## Written instruction
Retype the entries, please, from their first line to the line containing "18, 19, 20];", exactly and only those lines, minus the pictures.

Source code of charts

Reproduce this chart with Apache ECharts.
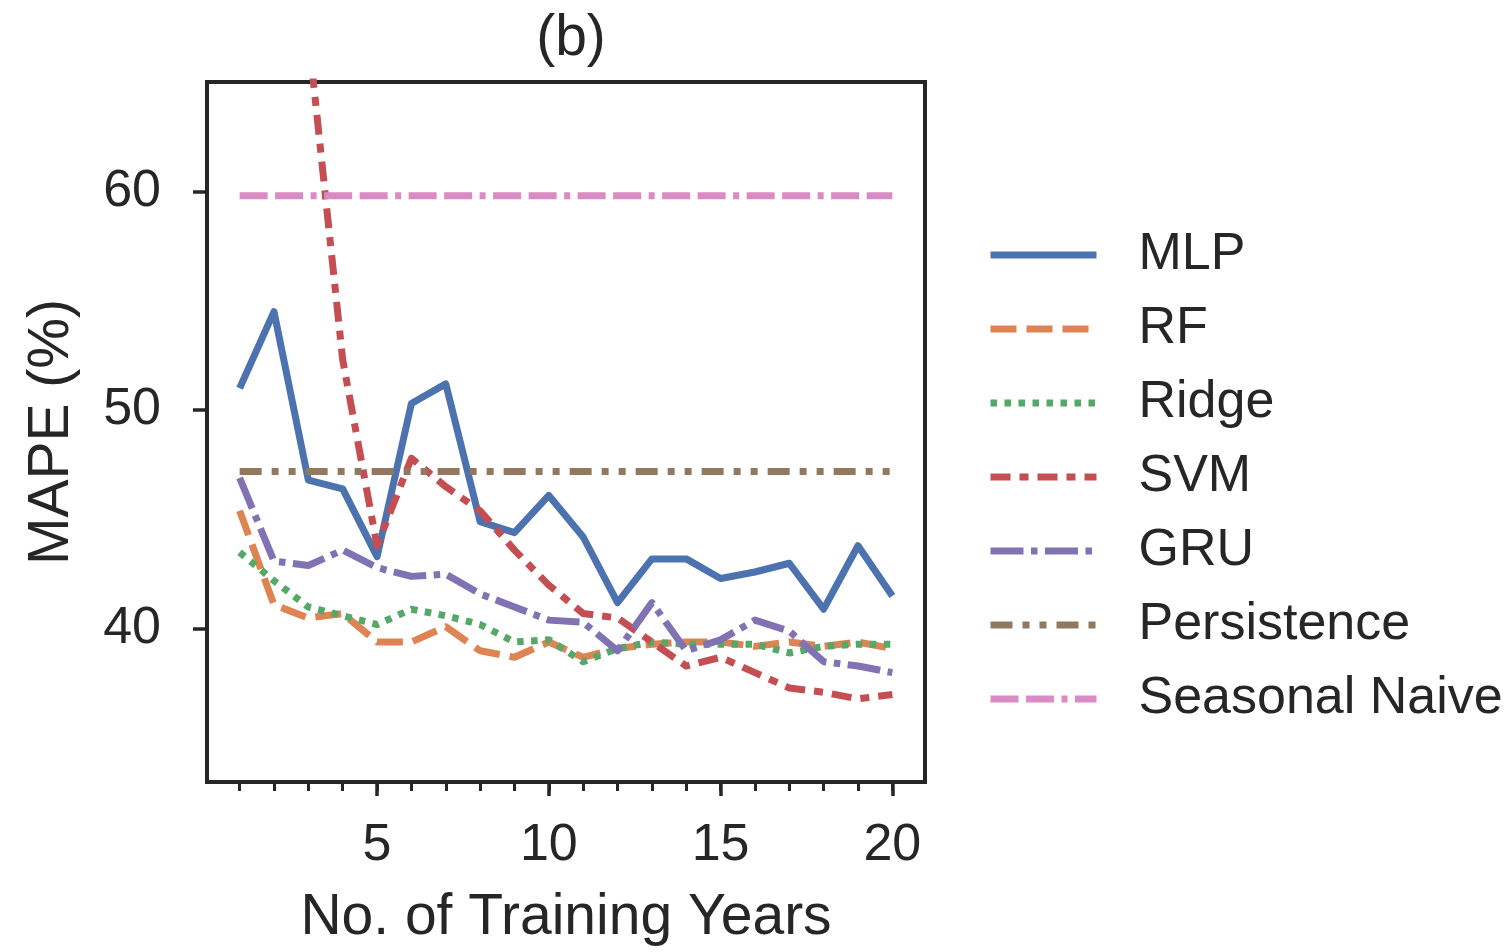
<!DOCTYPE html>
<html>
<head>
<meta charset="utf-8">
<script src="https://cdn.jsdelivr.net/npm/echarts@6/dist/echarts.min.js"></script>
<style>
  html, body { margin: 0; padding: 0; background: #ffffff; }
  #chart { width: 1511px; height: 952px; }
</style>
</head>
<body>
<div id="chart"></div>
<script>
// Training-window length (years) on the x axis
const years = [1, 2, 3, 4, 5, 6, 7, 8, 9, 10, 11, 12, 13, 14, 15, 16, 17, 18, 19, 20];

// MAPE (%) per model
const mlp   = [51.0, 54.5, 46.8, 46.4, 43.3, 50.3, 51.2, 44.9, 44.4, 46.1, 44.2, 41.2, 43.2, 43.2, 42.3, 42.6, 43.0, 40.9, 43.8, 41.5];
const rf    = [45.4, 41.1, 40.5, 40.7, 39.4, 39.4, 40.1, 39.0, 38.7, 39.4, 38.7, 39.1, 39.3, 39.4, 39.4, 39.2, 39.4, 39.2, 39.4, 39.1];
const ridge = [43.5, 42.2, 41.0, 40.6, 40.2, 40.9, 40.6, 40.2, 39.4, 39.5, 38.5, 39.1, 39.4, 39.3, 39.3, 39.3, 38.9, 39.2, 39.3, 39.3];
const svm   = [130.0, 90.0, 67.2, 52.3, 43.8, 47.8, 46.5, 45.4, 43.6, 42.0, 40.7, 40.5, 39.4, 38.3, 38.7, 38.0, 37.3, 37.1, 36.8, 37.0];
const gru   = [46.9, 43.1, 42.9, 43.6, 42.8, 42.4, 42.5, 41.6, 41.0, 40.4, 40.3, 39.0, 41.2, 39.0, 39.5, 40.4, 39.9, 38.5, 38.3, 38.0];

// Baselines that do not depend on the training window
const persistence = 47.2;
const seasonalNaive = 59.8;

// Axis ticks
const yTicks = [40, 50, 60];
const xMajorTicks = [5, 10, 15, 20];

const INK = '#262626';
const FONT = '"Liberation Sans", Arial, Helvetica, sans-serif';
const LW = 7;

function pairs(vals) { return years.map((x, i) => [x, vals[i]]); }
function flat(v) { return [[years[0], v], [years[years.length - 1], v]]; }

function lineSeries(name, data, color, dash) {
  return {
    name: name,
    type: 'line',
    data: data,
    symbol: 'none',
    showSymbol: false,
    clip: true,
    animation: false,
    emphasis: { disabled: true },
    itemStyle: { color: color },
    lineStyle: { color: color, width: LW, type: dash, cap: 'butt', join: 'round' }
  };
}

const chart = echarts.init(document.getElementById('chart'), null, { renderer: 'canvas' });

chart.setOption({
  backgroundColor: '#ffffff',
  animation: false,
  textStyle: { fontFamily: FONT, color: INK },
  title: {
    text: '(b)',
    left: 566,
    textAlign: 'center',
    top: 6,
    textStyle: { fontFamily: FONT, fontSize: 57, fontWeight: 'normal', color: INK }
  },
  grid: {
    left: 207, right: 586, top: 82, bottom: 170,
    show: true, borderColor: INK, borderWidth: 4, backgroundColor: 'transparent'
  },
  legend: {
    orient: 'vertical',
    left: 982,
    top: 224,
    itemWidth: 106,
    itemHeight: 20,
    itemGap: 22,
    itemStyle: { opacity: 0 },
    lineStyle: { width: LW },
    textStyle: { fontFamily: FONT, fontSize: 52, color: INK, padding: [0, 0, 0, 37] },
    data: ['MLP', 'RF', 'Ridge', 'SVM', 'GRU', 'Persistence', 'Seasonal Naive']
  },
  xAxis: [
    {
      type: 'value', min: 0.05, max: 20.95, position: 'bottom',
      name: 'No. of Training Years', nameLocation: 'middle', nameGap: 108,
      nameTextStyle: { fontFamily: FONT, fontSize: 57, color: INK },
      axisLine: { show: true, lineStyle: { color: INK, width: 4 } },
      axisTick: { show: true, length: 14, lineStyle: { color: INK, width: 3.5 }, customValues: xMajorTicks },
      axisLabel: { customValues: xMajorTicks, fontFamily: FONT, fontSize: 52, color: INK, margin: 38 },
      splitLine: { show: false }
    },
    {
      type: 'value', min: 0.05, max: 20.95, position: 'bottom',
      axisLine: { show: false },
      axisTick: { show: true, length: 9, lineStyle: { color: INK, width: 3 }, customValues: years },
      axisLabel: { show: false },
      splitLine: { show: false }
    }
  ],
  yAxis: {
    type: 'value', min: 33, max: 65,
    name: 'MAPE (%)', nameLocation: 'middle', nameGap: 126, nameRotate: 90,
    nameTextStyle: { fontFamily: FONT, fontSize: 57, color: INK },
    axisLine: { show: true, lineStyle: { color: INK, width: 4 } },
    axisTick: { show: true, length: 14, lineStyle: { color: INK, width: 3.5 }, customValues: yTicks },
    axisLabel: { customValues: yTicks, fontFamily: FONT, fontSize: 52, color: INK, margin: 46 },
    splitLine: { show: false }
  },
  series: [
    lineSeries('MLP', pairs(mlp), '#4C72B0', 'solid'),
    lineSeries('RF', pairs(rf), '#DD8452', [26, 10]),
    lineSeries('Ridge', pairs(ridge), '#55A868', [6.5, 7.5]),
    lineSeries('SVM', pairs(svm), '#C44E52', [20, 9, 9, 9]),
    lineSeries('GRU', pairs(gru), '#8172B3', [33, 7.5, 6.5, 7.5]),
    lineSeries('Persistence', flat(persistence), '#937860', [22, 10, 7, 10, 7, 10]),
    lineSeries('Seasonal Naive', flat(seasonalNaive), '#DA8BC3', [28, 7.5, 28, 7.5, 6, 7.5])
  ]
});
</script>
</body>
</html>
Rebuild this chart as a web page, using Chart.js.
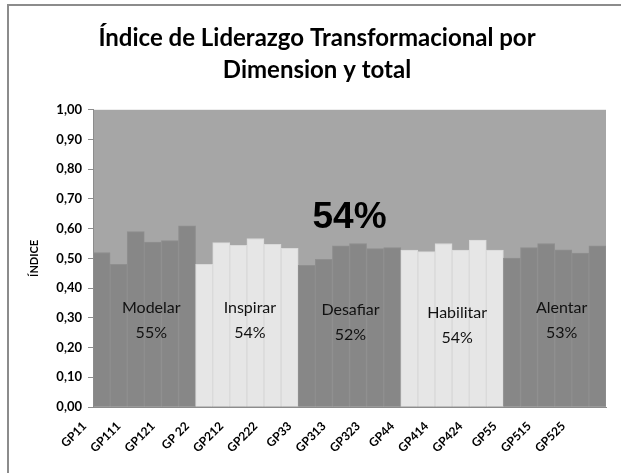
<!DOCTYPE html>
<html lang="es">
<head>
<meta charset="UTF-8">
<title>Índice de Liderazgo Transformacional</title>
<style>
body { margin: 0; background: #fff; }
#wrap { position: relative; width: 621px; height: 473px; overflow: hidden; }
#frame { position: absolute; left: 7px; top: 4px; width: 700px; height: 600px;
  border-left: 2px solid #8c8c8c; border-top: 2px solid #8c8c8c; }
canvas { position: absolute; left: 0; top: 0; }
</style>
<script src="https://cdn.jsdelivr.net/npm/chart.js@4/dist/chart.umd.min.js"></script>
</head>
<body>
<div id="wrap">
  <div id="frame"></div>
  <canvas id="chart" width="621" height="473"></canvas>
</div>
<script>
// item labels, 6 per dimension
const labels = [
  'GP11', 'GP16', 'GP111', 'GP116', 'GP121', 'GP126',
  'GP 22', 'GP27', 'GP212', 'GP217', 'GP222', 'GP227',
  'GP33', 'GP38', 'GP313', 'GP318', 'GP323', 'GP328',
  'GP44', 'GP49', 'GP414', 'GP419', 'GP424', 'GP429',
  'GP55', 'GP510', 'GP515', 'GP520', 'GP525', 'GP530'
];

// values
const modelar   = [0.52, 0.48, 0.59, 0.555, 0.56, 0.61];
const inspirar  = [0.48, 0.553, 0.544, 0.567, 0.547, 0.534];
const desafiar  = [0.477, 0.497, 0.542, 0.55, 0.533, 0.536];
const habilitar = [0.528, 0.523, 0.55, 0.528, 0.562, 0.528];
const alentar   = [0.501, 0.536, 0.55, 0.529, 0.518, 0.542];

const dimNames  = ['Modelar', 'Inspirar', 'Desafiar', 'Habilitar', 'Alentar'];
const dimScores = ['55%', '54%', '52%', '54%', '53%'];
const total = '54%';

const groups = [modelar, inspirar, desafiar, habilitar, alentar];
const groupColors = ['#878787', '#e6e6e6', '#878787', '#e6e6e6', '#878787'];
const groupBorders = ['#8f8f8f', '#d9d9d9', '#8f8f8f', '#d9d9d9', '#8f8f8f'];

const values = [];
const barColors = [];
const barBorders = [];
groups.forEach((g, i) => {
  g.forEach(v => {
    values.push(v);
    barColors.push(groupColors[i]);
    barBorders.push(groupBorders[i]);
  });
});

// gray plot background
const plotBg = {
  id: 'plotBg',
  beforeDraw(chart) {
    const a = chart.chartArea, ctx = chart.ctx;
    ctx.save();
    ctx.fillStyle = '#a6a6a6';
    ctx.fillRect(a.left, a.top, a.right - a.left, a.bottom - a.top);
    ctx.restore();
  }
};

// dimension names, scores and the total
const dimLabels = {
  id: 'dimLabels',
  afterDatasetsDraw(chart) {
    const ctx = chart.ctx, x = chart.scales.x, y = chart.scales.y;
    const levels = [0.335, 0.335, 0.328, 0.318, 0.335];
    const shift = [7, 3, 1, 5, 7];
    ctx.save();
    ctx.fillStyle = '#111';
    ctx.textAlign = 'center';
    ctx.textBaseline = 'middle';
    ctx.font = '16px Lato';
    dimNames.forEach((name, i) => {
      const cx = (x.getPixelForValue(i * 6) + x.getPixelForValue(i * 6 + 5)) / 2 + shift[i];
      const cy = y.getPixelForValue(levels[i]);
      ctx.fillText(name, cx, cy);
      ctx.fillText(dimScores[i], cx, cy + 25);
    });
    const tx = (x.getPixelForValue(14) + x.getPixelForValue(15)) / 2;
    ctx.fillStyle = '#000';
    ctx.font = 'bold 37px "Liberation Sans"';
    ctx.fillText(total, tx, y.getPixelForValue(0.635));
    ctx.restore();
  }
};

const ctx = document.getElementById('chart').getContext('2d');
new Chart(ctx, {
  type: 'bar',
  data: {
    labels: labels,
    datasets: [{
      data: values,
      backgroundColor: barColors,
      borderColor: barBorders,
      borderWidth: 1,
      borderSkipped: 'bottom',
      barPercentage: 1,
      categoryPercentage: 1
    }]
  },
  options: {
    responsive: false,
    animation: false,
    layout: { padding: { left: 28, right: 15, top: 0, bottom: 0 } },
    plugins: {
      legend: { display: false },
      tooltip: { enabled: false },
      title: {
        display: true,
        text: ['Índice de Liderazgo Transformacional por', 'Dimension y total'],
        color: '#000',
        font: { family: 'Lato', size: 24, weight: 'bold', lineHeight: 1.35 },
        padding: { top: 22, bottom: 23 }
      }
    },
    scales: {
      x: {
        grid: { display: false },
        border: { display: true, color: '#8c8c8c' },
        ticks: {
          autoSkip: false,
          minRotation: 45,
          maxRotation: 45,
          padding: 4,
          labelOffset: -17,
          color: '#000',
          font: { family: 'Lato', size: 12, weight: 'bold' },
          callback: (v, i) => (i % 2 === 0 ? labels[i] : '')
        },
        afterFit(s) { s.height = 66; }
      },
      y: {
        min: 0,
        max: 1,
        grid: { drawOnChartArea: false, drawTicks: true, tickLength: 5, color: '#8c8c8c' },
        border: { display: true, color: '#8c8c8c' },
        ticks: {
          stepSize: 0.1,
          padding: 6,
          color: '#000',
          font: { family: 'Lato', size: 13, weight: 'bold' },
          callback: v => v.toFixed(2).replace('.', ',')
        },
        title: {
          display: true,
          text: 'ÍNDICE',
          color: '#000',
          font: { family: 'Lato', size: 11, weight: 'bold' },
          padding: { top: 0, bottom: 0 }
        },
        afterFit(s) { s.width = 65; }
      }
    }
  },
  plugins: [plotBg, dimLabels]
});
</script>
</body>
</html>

## Solution for this problem
Reproduce this chart with Apache ECharts.
<!DOCTYPE html>
<html>
<head>
<meta charset="utf-8">
<script src="https://cdn.jsdelivr.net/npm/echarts@6/dist/echarts.min.js"></script>
<style>
  html, body { margin: 0; padding: 0; background: #ffffff; }
  #chart { width: 1511px; height: 952px; }
</style>
</head>
<body>
<div id="chart"></div>
<script>
// Training-window length (years) on the x axis
const years = [1, 2, 3, 4, 5, 6, 7, 8, 9, 10, 11, 12, 13, 14, 15, 16, 17, 18, 19, 20];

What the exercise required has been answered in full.